- **What to do**
Repeat the data below exactly, dropping any pictures it holds.

- **Data lines**
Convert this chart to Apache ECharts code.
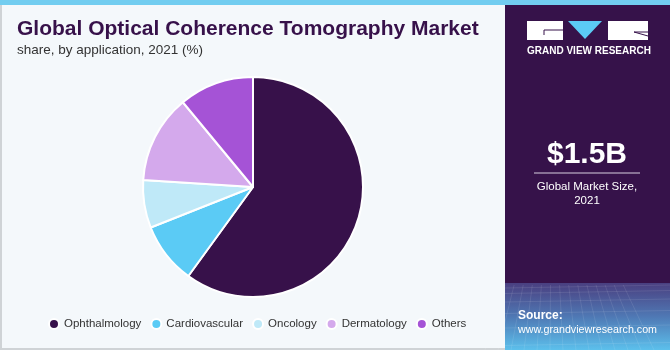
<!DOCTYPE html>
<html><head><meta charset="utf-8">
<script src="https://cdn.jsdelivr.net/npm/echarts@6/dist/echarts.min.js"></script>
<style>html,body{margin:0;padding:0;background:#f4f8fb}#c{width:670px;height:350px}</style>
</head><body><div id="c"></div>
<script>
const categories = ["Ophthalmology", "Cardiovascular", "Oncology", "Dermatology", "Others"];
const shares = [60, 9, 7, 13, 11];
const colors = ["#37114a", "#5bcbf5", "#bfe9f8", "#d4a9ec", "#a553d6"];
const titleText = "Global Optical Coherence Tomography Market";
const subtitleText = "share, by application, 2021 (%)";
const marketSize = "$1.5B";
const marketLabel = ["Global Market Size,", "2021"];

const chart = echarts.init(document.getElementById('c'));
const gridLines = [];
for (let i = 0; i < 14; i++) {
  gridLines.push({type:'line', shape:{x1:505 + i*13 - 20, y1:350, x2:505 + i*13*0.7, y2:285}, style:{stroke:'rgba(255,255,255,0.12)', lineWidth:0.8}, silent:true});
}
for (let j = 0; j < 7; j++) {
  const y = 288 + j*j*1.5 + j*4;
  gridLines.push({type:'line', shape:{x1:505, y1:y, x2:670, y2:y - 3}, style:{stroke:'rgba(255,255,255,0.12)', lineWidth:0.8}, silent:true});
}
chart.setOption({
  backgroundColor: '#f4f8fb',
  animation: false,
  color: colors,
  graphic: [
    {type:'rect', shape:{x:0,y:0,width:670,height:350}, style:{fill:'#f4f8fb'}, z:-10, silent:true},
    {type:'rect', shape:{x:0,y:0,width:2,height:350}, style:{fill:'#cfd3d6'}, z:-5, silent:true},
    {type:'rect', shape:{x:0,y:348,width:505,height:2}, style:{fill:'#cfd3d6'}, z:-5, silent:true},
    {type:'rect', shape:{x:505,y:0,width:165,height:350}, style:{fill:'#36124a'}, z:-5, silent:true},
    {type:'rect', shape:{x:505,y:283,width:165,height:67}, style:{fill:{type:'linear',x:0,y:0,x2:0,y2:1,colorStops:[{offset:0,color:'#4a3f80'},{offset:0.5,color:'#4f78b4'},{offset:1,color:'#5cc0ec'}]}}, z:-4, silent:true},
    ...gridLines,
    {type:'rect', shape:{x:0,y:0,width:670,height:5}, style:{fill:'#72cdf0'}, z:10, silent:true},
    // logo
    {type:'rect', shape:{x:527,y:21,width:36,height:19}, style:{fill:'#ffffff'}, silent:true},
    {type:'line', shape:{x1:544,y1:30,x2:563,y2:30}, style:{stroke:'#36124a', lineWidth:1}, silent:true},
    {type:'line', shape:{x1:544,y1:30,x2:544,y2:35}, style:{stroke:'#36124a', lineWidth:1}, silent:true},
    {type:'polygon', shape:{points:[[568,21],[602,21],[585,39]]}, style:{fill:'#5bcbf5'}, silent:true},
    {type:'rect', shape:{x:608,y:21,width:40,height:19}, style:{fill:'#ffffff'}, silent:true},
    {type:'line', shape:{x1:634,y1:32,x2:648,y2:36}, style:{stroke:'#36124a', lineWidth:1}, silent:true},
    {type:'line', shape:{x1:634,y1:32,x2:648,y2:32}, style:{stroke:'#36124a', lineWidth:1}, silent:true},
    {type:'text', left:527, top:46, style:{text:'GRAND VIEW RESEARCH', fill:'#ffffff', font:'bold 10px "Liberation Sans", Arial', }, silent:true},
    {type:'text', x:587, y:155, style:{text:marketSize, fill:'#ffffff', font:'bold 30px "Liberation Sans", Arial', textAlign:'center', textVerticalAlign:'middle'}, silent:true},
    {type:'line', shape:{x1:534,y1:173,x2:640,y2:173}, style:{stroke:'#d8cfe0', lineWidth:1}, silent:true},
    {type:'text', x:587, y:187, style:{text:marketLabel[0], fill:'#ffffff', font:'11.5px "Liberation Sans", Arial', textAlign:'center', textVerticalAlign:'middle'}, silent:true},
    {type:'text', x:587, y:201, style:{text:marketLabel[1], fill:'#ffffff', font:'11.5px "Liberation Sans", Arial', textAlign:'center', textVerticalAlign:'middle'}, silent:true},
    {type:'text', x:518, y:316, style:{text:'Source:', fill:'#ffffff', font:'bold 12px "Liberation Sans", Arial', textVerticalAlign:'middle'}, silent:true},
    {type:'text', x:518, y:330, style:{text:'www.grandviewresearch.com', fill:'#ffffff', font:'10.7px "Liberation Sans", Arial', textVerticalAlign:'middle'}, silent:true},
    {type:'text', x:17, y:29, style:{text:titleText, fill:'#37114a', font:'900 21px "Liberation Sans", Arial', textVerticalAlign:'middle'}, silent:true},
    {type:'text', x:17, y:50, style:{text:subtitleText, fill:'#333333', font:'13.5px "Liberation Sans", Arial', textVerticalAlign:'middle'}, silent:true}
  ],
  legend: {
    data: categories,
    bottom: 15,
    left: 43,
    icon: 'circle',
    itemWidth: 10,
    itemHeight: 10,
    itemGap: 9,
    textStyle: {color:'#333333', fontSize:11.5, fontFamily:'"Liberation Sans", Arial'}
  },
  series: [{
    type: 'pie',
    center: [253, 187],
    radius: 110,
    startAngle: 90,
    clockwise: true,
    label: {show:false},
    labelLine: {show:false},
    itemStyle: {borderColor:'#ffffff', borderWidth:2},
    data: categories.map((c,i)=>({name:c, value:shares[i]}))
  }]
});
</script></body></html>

- **The response**
Convert this chart to Apache ECharts code.
<!DOCTYPE html>
<html><head><meta charset="utf-8">
<script src="https://cdn.jsdelivr.net/npm/echarts@6/dist/echarts.min.js"></script>
<style>html,body{margin:0;padding:0;background:#f4f8fb}#c{width:670px;height:350px}</style>
</head><body><div id="c"></div>
<script>
const categories = ["Ophthalmology", "Cardiovascular", "Oncology", "Dermatology", "Others"];
const shares = [60, 9, 7, 13, 11];
const colors = ["#37114a", "#5bcbf5", "#bfe9f8", "#d4a9ec", "#a553d6"];
const titleText = "Global Optical Coherence Tomography Market";
const subtitleText = "share, by application, 2021 (%)";
const marketSize = "$1.5B";
const marketLabel = ["Global Market Size,", "2021"];

const chart = echarts.init(document.getElementById('c'));
const gridLines = [];
for (let i = 0; i < 14; i++) {
  gridLines.push({type:'line', shape:{x1:505 + i*13 - 20, y1:350, x2:505 + i*13*0.7, y2:285}, style:{stroke:'rgba(255,255,255,0.12)', lineWidth:0.8}, silent:true});
}
for (let j = 0; j < 7; j++) {
  const y = 288 + j*j*1.5 + j*4;
  gridLines.push({type:'line', shape:{x1:505, y1:y, x2:670, y2:y - 3}, style:{stroke:'rgba(255,255,255,0.12)', lineWidth:0.8}, silent:true});
}
chart.setOption({
  backgroundColor: '#f4f8fb',
  animation: false,
  color: colors,
  graphic: [
    {type:'rect', shape:{x:0,y:0,width:670,height:350}, style:{fill:'#f4f8fb'}, z:-10, silent:true},
    {type:'rect', shape:{x:0,y:0,width:2,height:350}, style:{fill:'#cfd3d6'}, z:-5, silent:true},
    {type:'rect', shape:{x:0,y:348,width:505,height:2}, style:{fill:'#cfd3d6'}, z:-5, silent:true},
    {type:'rect', shape:{x:505,y:0,width:165,height:350}, style:{fill:'#36124a'}, z:-5, silent:true},
    {type:'rect', shape:{x:505,y:283,width:165,height:67}, style:{fill:{type:'linear',x:0,y:0,x2:0,y2:1,colorStops:[{offset:0,color:'#4a3f80'},{offset:0.5,color:'#4f78b4'},{offset:1,color:'#5cc0ec'}]}}, z:-4, silent:true},
    ...gridLines,
    {type:'rect', shape:{x:0,y:0,width:670,height:5}, style:{fill:'#72cdf0'}, z:10, silent:true},
    // logo
    {type:'rect', shape:{x:527,y:21,width:36,height:19}, style:{fill:'#ffffff'}, silent:true},
    {type:'line', shape:{x1:544,y1:30,x2:563,y2:30}, style:{stroke:'#36124a', lineWidth:1}, silent:true},
    {type:'line', shape:{x1:544,y1:30,x2:544,y2:35}, style:{stroke:'#36124a', lineWidth:1}, silent:true},
    {type:'polygon', shape:{points:[[568,21],[602,21],[585,39]]}, style:{fill:'#5bcbf5'}, silent:true},
    {type:'rect', shape:{x:608,y:21,width:40,height:19}, style:{fill:'#ffffff'}, silent:true},
    {type:'line', shape:{x1:634,y1:32,x2:648,y2:36}, style:{stroke:'#36124a', lineWidth:1}, silent:true},
    {type:'line', shape:{x1:634,y1:32,x2:648,y2:32}, style:{stroke:'#36124a', lineWidth:1}, silent:true},
    {type:'text', left:527, top:46, style:{text:'GRAND VIEW RESEARCH', fill:'#ffffff', font:'bold 10px "Liberation Sans", Arial', }, silent:true},
    {type:'text', x:587, y:155, style:{text:marketSize, fill:'#ffffff', font:'bold 30px "Liberation Sans", Arial', textAlign:'center', textVerticalAlign:'middle'}, silent:true},
    {type:'line', shape:{x1:534,y1:173,x2:640,y2:173}, style:{stroke:'#d8cfe0', lineWidth:1}, silent:true},
    {type:'text', x:587, y:187, style:{text:marketLabel[0], fill:'#ffffff', font:'11.5px "Liberation Sans", Arial', textAlign:'center', textVerticalAlign:'middle'}, silent:true},
    {type:'text', x:587, y:201, style:{text:marketLabel[1], fill:'#ffffff', font:'11.5px "Liberation Sans", Arial', textAlign:'center', textVerticalAlign:'middle'}, silent:true},
    {type:'text', x:518, y:316, style:{text:'Source:', fill:'#ffffff', font:'bold 12px "Liberation Sans", Arial', textVerticalAlign:'middle'}, silent:true},
    {type:'text', x:518, y:330, style:{text:'www.grandviewresearch.com', fill:'#ffffff', font:'10.7px "Liberation Sans", Arial', textVerticalAlign:'middle'}, silent:true},
    {type:'text', x:17, y:29, style:{text:titleText, fill:'#37114a', font:'900 21px "Liberation Sans", Arial', textVerticalAlign:'middle'}, silent:true},
    {type:'text', x:17, y:50, style:{text:subtitleText, fill:'#333333', font:'13.5px "Liberation Sans", Arial', textVerticalAlign:'middle'}, silent:true}
  ],
  legend: {
    data: categories,
    bottom: 15,
    left: 43,
    icon: 'circle',
    itemWidth: 10,
    itemHeight: 10,
    itemGap: 9,
    textStyle: {color:'#333333', fontSize:11.5, fontFamily:'"Liberation Sans", Arial'}
  },
  series: [{
    type: 'pie',
    center: [253, 187],
    radius: 110,
    startAngle: 90,
    clockwise: true,
    label: {show:false},
    labelLine: {show:false},
    itemStyle: {borderColor:'#ffffff', borderWidth:2},
    data: categories.map((c,i)=>({name:c, value:shares[i]}))
  }]
});
</script></body></html>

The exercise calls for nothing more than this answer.